Conventional wisdom suggests globalisation makes the world a better place to live as a whole, as free trade generally promotes global economic growth. Economic liberalisation creates jobs, makes companies more competitive, and lowers prices for consumers. Advances in technology and communications have made it easier than ever for people and businesses to stay connected.

But globalisation is a complicated issue and its benefits and disadvantages are not equally shared. Globalisation is good for multinational corporations and Wall Street as it opens up opportunities to sell goods and services to much larger markets with greater profits. They also benefit from moving assembly lines to developing countries where production costs are lower.
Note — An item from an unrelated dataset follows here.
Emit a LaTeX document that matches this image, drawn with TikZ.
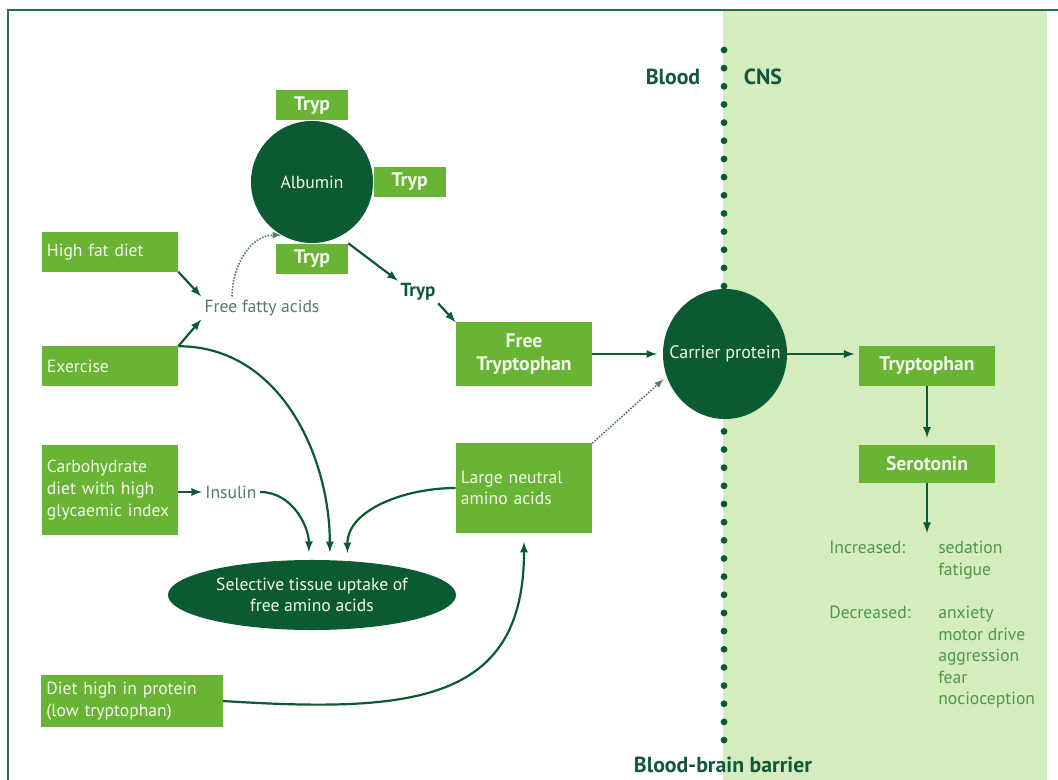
\documentclass[tikz,border=0pt]{standalone}
\usepackage{fontspec}
\setmainfont{PT Sans}
\usepackage{xcolor}
\usetikzlibrary{arrows, shapes.geometric, positioning}
\definecolor{leafgreen}{HTML}{69B335}
\definecolor{pinegreen}{HTML}{0B5A32}
\definecolor{framegreen}{HTML}{2A6E4A}
\definecolor{cnsgreen}{HTML}{D4ECBE}
\definecolor{labelteal}{HTML}{11573D}
\definecolor{mossgrey}{HTML}{557A66}
\definecolor{effectgreen}{HTML}{4C9A48}
\definecolor{boxtext}{HTML}{F2F9EA}
\tikzset{
  % Graph arrow style
  garr/.style={
    line width = 0.55mm
    , draw=pinegreen
  },
  % dotted (weak) arrow style
  darr/.style={
    line width = 0.4mm
    , draw=mossgrey
    , densely dotted
  },
}
\tikzset{
  %green box style
  gbox/.style={
    fill=leafgreen
    , text=boxtext
    , inner xsep=0.125cm
    , inner ysep=0.15cm
    , anchor=center
    , align=left
    , text width=3.15cm
    , minimum height=0.975cm
    , font=\fontsize{12.5}{15.4}\selectfont
  },
  %bold centred box
  tbox/.style={
    gbox
    , align=center
    , font=\bfseries\fontsize{14}{16}\selectfont
  },
  %small tryptophan tag
  tag/.style={
    tbox
    , text width=1.55cm
    , minimum height=0.75cm
    , inner ysep=0.05cm
  },
  %dark protein blob
  blob/.style={
    fill=pinegreen
    , text=boxtext
    , inner sep=0pt
    , align=center
    , font=\fontsize{12.5}{15}\selectfont
  },
  %side labels
  side/.style={
    text=labelteal
    , font=\bfseries\fontsize{15.5}{17}\selectfont
  },
  note/.style={
    text=mossgrey
    , inner sep=0.08cm
    , font=\fontsize{12.5}{15}\selectfont
  },
  fx/.style={
    text=effectgreen
    , anchor=north west
    , align=left
    , inner sep=0pt
    , font=\fontsize{12.5}{15.3}\selectfont
  },
}

\begin{document}
\begin{tikzpicture}[x=0.025cm, y=-0.025cm]
      \useasboundingbox (0,0) rectangle (1058,780);
      \fill[cnsgreen] (723,11) rectangle (1047,780);
      \draw[line width=1.8pt, draw=framegreen] (8,780) -- (8,10) -- (1058,10);

      % barrier dots
      \foreach \i in {0,...,38}
        \fill[pinegreen] (724,50+\i*18.16) circle (0.085cm);

      \node[side] (blood) at (673,77) {Blood};
      \node[side] (cns) at (763,77) {CNS};
      \node[side] (bbb) at (723,765) {Blood-brain barrier};

      % blood side
      \node[blob, circle, minimum size=3.05cm] (alb) at (312,182) {Albumin};
      \node[tag, above=0pt of alb] (tA) {Tryp};
      \node[tag, right=0pt of alb] (tB) {Tryp};
      \node[tag, below=0pt of alb] (tC) {Tryp};

      \node[gbox] (hfd) at (110,252) {High fat diet};
      \node[gbox] (ex) at (110,366) {Exercise};
      \node[gbox, minimum height=2.225cm] (carb) at (110,490) {Carbohydrate\\diet with high\\glycaemic index};
      \node[gbox, text width=4.275cm, minimum height=1.275cm] (prot) at (132,701) {Diet high in protein\\(low tryptophan)};
      \node[gbox, minimum height=2.225cm] (lnaa) at (524,488) {Large neutral\\amino acids};
      \node[tbox, minimum height=1.575cm] (freet) at (524,354) {Free\\Tryptophan};

      \node[note] (ffa) at (262,308) {Free fatty acids};
      \node[note] (ins) at (231,492) {Insulin};
      \node[side, font=\bfseries\fontsize{13.5}{15}\selectfont, inner sep=0.06cm] (tlab) at (418,292) {Tryp};

      \node[blob, ellipse, minimum width=7.2cm, minimum height=1.75cm] (sel) at (312,595) {Selective tissue uptake of\\free amino acids};
      \node[blob, ellipse, inner xsep=-0.45cm, minimum width=3.1cm, minimum height=3.25cm, font=\fontsize{12.8}{15}\selectfont] (car) at (725,354) {Carrier protein};

      % CNS side
      \node[tbox] (tryp) at (927,366) {Tryptophan};
      \node[tbox, minimum height=0.95cm] (sero) at (927,464) {Serotonin};
      \coordinate (eff) at (927,533);

      \node[fx] (inc) at (829,541) {Increased:};
      \node[fx] (incl) at (938,541) {sedation\\fatigue};
      \node[fx] (dec) at (829,606) {Decreased:};
      \node[fx] (decl) at (938,606) {anxiety\\motor drive\\aggression\\fear\\nocioception};

      \draw[garr,>=latex,->] (hfd.south east) -- (ffa.north west);
      \draw[garr,>=latex,->] (ex.north east) -- (ffa.south west);
      \draw[darr,>=latex,->] ([xshift=-0.75cm]ffa.north) to[out=90,in=180] (alb.240);

      \draw[garr,>=latex,->] (tC.north east) -- (tlab.north west);
      \draw[garr,>=latex,->] (tlab.south east) -- (freet.north west);
      \draw[garr,>=latex,->,shorten >=4pt] (freet) -- (car);
      \draw[darr,>=latex,->,shorten >=3pt] (lnaa.north east) -- (car.201);

      \draw[garr,>=latex,->,shorten >=3pt] (car.east) -- (car.east -| tryp.west);
      \draw[garr,>=latex,->,shorten >=5pt] (tryp) -- (sero);
      \draw[garr,>=latex,->] (sero) -- (eff);

      \draw[garr,>=latex,->] (carb.east |- ins.west) -- (ins.west);
      \draw[garr,>=latex,->,shorten >=5.5pt] (ins.east) to[out=0,in=90] (sel.95);
      \draw[garr,>=latex,->,shorten >=5.5pt] (ex.north east) to[out=0,in=90] (sel.63);
      \draw[garr,>=latex,->,shorten >=5.5pt] (lnaa.west) to[out=180,in=90] (sel.44);

      \draw[garr,>=latex,->,shorten >=6.5pt] (prot.east) .. controls +(190,12) and +(0,170) .. (lnaa.south);
    \end{tikzpicture}
\end{document}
The biggest problem for developed countries is that jobs are lost in the process. Supporters of globalisation point out that it has brought about cheaper imported goods. But this benefit does not offset the decline of jobs and therefore wages.

Another problem for developed countries is that they lose domestic fiscal revenue when countries move production elsewhere. In the US, the process has cost not only many jobs but also steadily increased the trade deficit and debt.

China has been the biggest beneficiary as its economic rise has come hand in hand with globalisation.

Since it joined the World Trade Organisation in 2001, China has leapfrogged France (in 2005), Britain (in 2006), Germany (in 2007) and Japan (in 2010) to become the world's second-largest economy. This rise was thanks largely to open access to international markets and billions of dollars of foreign direct investment (FDI). China has for some years been the world's top destination for FDI and this has played a critical role in making the country a global economic powerhouse, turning an agricultural backwater into the world's manufacturing hub and largest merchandised goods exporter in just a few decades.

The flip side is that deglobalisation poses a very real risk for China, as its economic prospects have become so deeply intertwined with world markets.

Exports of goods and services accounted for 19.51 per cent of China's GDP last year, according to the World Bank. While that figure is declining, it is still sizeable. Based on this, a 10-percentage-point decline in China's exports might mean a decline of about 2 percentage points in GDP growth on average.

Exports employ 180 million workers, so any hit to the sector would also have a knock-on effect on investment, incomes, consumption and employment.

The outbreak of Covid-19 has further convinced the sceptics of globalisation by highlighting a flaw in supply chains. Developed economies have been made painfully aware that decades of deindustrialisation have resulted in greater risks in the areas of public health, national security and geopolitics.

Politicians, policymakers and business executives in developed economies have come to realise the hazard involved in overreliance on China for critical supplies, particularly for medical equipment, pharmaceuticals and medicines.

What has upset many in the West is the realisation that they were wrong to assume globalisation and democracy would go hand in hand. China's meteoric economic rise, its pivot to more authoritarian rule and a more assertive stance on the international stage in recent years have proved such assumptions completely wrong.

For China hawks in the West, the globalisation of the past few decades has seen the free West help create a communist monster, one that now poses the most severe challenge to established universal values and the global order.

That is why the Trump administration's December 2017 National Security Strategy classified China as a strategic rival that aimed to "undermine the American economy, values and interests". The EU has made a similar policy statement, identifying China as a "systemic rival".

The global economy as a whole will suffer from deglobalisation and the decoupling of the world's largest economies if the flow of capital, investment and trade becomes less dynamic. But the escalating trade war and rising strategic competition between the US and China were fostering the deglobalisation trend even before the outbreak of the coronavirus pandemic. Covid-19 is only likely to accelerate the decoupling and therefore may well prove to be a historic turning point.